Last weekend saw the conclusion of Maya Hayuk‘s Spin Cycle exhibition at Alice Gallery in Brussels. The influence of Hayuk’s history, identify and personal narrative stand visually proud in her abstract compositions: the X’s are evocative of the cross-stitching her grandmother taught her as a child, the kaleidoscopic rainbow of colors underscores her sense of queer kinship and the visual engagement of her work reflects her long history of social activism. But, her use of multiple transparent and opaque layers take individual paintings far beyond these singular points of reference; they are intertwined with the sensationalized perception of an acid trip, the unbounded punk energy of the bands which featured in Maximumrocknroll and an immeasurable number of other subtle but equally important influences. This multitude creates something which is perhaps less reminiscent of an ecosystem that sustains a living being and more reminiscent of the organism itself.

As a complete body of work, Spin Cycle plays extensively with opposing compositions. Nature has informed both the Beehive and Seaweed series but in very different ways; the former contains all the ordered, stable geometry that we associate with honeycomb, while the latter is contrastingly organic, freeform and unstructured.  Elsewhere, the Letterform “XYZ” paintings appear rooted in graffiti culture but their angularity conflicts playfully with the spherical pink donuts that Hayuk was creating during her nascent days painting on the streets around the Bay Area.

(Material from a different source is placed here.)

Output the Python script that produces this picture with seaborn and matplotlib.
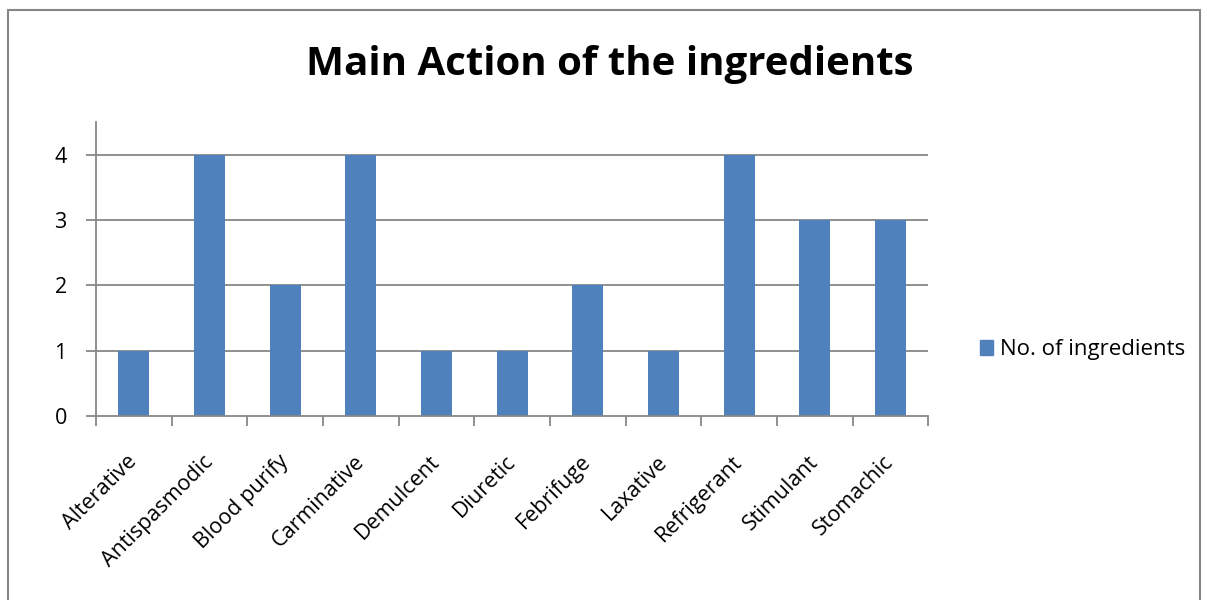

Even for an artist know for her vibrant use of colour, the new works stand out as particularly hyper-saturated; for example, Double X’s On The Y is shot through with dazzling yellow and the hottest of pinks. The equally vibrant, and considerably larger, Pyramid exemplifies the Ukrainian-American artist’s deconstruction of the fallacy of perfection. From a distance, the diagonal lines appear straight and true, but on closer inspection you can see them waiver and cut through with drips from above; it is in these idiosyncrasies that so much of the painting’s beauty and interest can be found.